Konopka also apparently had a secret life: Ethel Konopka told police she found out seven years ago that her husband was gay, according to a search warrant and affidavit written by Inspector Michael Philpott.

She also told homicide inspectors that she knew her husband would have different lovers come over to the house on Wednesdays, when she was reportedly away at work or meetings.

"TOP MENACE," warned the headline of a classified ad in the May 17 and May 24 issues of the Bay Area Reporter, a local gay newspaper. Like lots of escort ads, the promise of sex was more than implied.

"Dirty White excon Total Top totally shaved tattooed with prison ink. experience in S.M. & B.D. Have much B.D. & S.M. equip. outcall only..."

It was signed, "Master Menace."

Police told the Bay Area Reporter that the ad was believed to have been placed by Terry D. Frazier, known among his friends as "Tye" (the credit card used to pay for the ad was under a different name). It was, Frazier told police, an ad Joe Konopka saw and responded to.

Frazier, 40, was a drifter who, during his years in San Francisco, often found himself homeless or crashing at friends' places.
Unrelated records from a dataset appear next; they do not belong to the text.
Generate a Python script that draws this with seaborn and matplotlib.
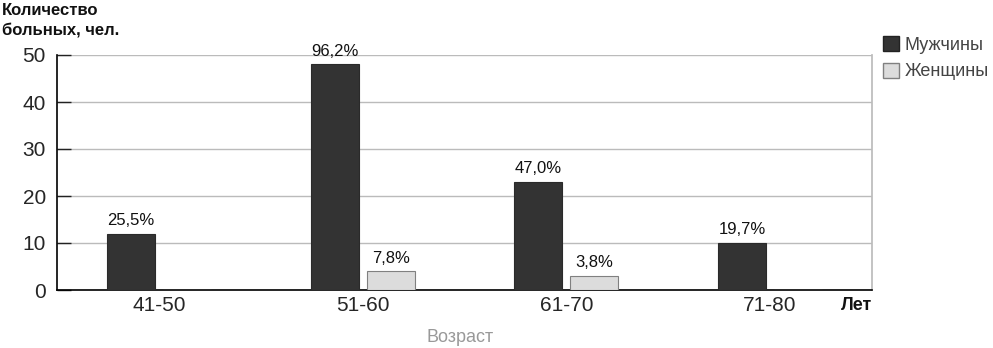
import matplotlib
matplotlib.use("Agg")
import matplotlib.pyplot as plt
import matplotlib.patches as mpatches
import seaborn as sns
import pandas as pd

age_groups = ["41-50", "51-60", "61-70", "71-80"]
men_counts = [12, 48, 23, 10]
women_counts = [0, 4, 3, 0]
men_labels = ["25,5%", "96,2%", "47,0%", "19,7%"]
women_labels = ["", "7,8%", "3,8%", ""]
series_names = ["Мужчины", "Женщины"]
y_ticks = [0, 10, 20, 30, 40, 50]

sns.set_theme(style="white")
plt.rcParams['font.family'] = ['Liberation Sans Narrow', 'Liberation Sans', 'DejaVu Sans']

df = pd.DataFrame({
    "age": age_groups * 2,
    "count": men_counts + women_counts,
    "sex": [series_names[0]] * 4 + [series_names[1]] * 4,
})

fig = plt.figure(figsize=(9.93, 3.48), dpi=100)
ax = fig.add_axes([57/993, 1-290/348, (872-57)/993, (290-55)/348])

colors = {"Мужчины": "#333333", "Женщины": "#dcdcdc"}
sns.barplot(data=df, x="age", y="count", hue="sex", order=age_groups,
            hue_order=series_names, palette=colors, width=0.55, gap=0.14,
            ax=ax, legend=False, zorder=3)

for i, cont in enumerate(ax.containers):
    for p in cont:
        if i == 0:
            p.set_edgecolor("#2a2a2a")
            p.set_linewidth(0.8)
        else:
            p.set_edgecolor("#808080")
            p.set_linewidth(0.8)
    labs = men_labels if i == 0 else women_labels
    ax.bar_label(cont, labels=labs, padding=4, fontsize=12, color="#111111")

ax.set_ylim(0, 50)
ax.set_yticks(y_ticks)
ax.yaxis.grid(True, color="#bbbbbb", linewidth=1, zorder=0)
ax.set_axisbelow(True)
ax.tick_params(axis="y", direction="in", length=10, width=1, color="#222222",
               labelsize=15, pad=8, left=True)
ax.tick_params(axis="x", length=0, labelsize=15, pad=4)
ax.set_xlabel("")
ax.set_ylabel("")
for s in ["top"]:
    ax.spines[s].set_visible(False)
ax.spines["right"].set_color("#bbbbbb")
ax.spines["left"].set_color("#000000")
ax.spines["bottom"].set_color("#000000")
ax.spines["left"].set_linewidth(1.2)
ax.spines["bottom"].set_linewidth(1.2)

fig.text(2/993, 1-3/348, "Количество\nбольных, чел.", ha="left", va="top",
         fontsize=12, fontweight="bold", linespacing=1.35, color="#111111")
fig.text(872/993, 1-306/348, "Лет", ha="right", va="center", fontsize=13,
         fontweight="bold", color="#111111")
fig.text(460/993, 1-338/348, "Возраст", ha="center", va="center", fontsize=13,
         color="#999999")

handles = [mpatches.Patch(facecolor="#333333", edgecolor="#222222", label=series_names[0]),
           mpatches.Patch(facecolor="#dcdcdc", edgecolor="#808080", label=series_names[1])]
leg = fig.legend(handles=handles, loc="upper left", bbox_to_anchor=(883/993, 1-36/348),
                 frameon=False, fontsize=13, handlelength=0.9, handleheight=0.9,
                 handletextpad=0.3, labelspacing=0.5, borderaxespad=0, borderpad=0)
for t in leg.get_texts():
    t.set_color("#444444")

fig.savefig("out.png", dpi=100)
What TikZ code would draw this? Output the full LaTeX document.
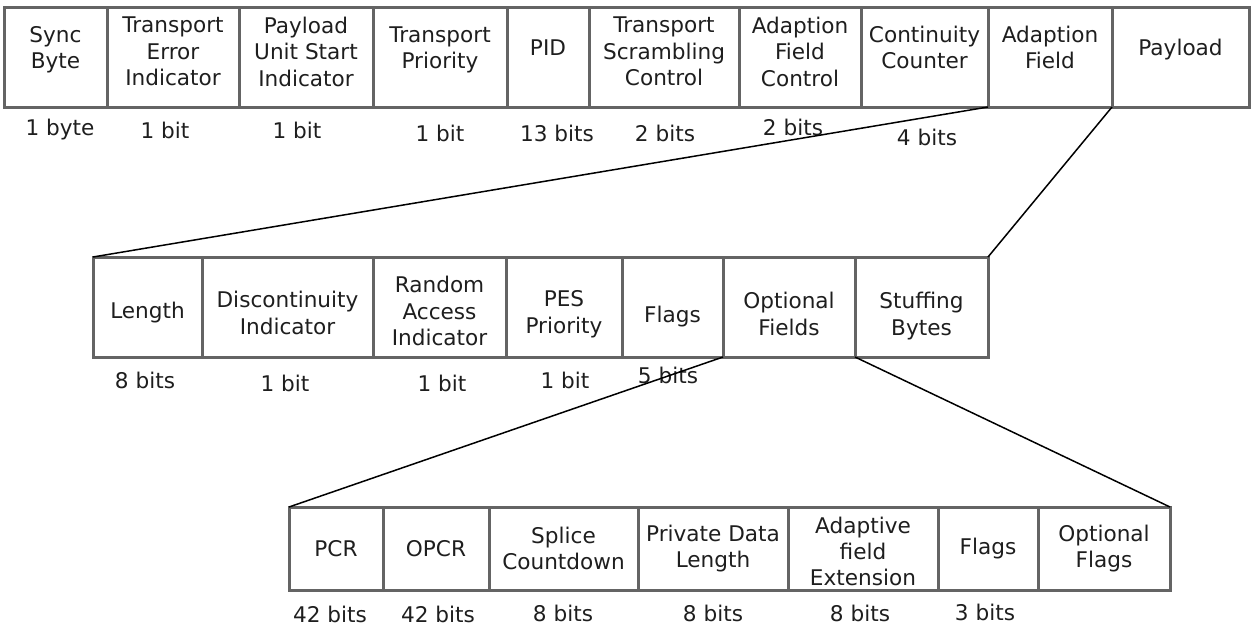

Frazier has been in and out of jail over the years, mainly because of drug and burglary charges. He was caught stealing a couple of mirrors — valued at $700 — from a men's restroom at a San Francisco hotel in 2001 and sentenced to 16 months in state prison that July. He was allowed to enter a Salvation Army drug treatment program instead, but soon afterward, he failed to comply with the probation reporting and treatment programs. A January 2002 report to the court said Frazier had been homeless since being released. "As for his employment, he has not obtained a steady job," the report stated. "He indicated that he has been panhandling and collecting money with recycling in order to survive."

He wasn't showing up for his drug treatment program.

Frazier had in the past stayed with his friend Mario Eslava. Eslava, 51, called Frazier his "roommate" when he was interviewed by police. Eslava divulged that he paid "Tye" for sex and that he was in love with him. But he also told investigators that Frazier prefers women, doesn't love him, and has sex with men for money to support his drug habit.

Eslava declined to say much about the case to SF Weekly, but he says he knows Frazier to be a kind and wonderful person who would never want to harm anyone. Still, he describes him as scrappy. "He would fight if he had to," Eslava says. "But he wouldn't want to kill anyone."

Another friend of Frazier's says that while Frazier may be a heroin addict, he's no murderer. John "Tommie" Henry, who says he's known Frazier for about seven years, describes him as shy and a "caring, sharing, a loving person" who got into the bondage and discipline escort business not because he likes to inflict pain, but because he needed money.

Sitting on the bed next to his white stuffed animal — a prim kitten named "Marie" from the movie The Aristocats — inside his small room at the Drake Hotel, Henry says Frazier barely talked about his bondage work. Henry said he suspects his friend got into bondage only recently, because the Top Menace ad in the Reporter was "the first time that I'd heard of him doing such a thing." He added that he knows one of Frazier's exes and says "that was not what was going on" in that relationship. In any event, Henry says people who responded to Frazier's ad were "legitimate consumers" rather than prank callers, and so his business was going quite well.

But Henry says Frazier was definitely using drugs heavily when he stayed with him for a few nights at the Drake in mid-July. "He was strung out," he says.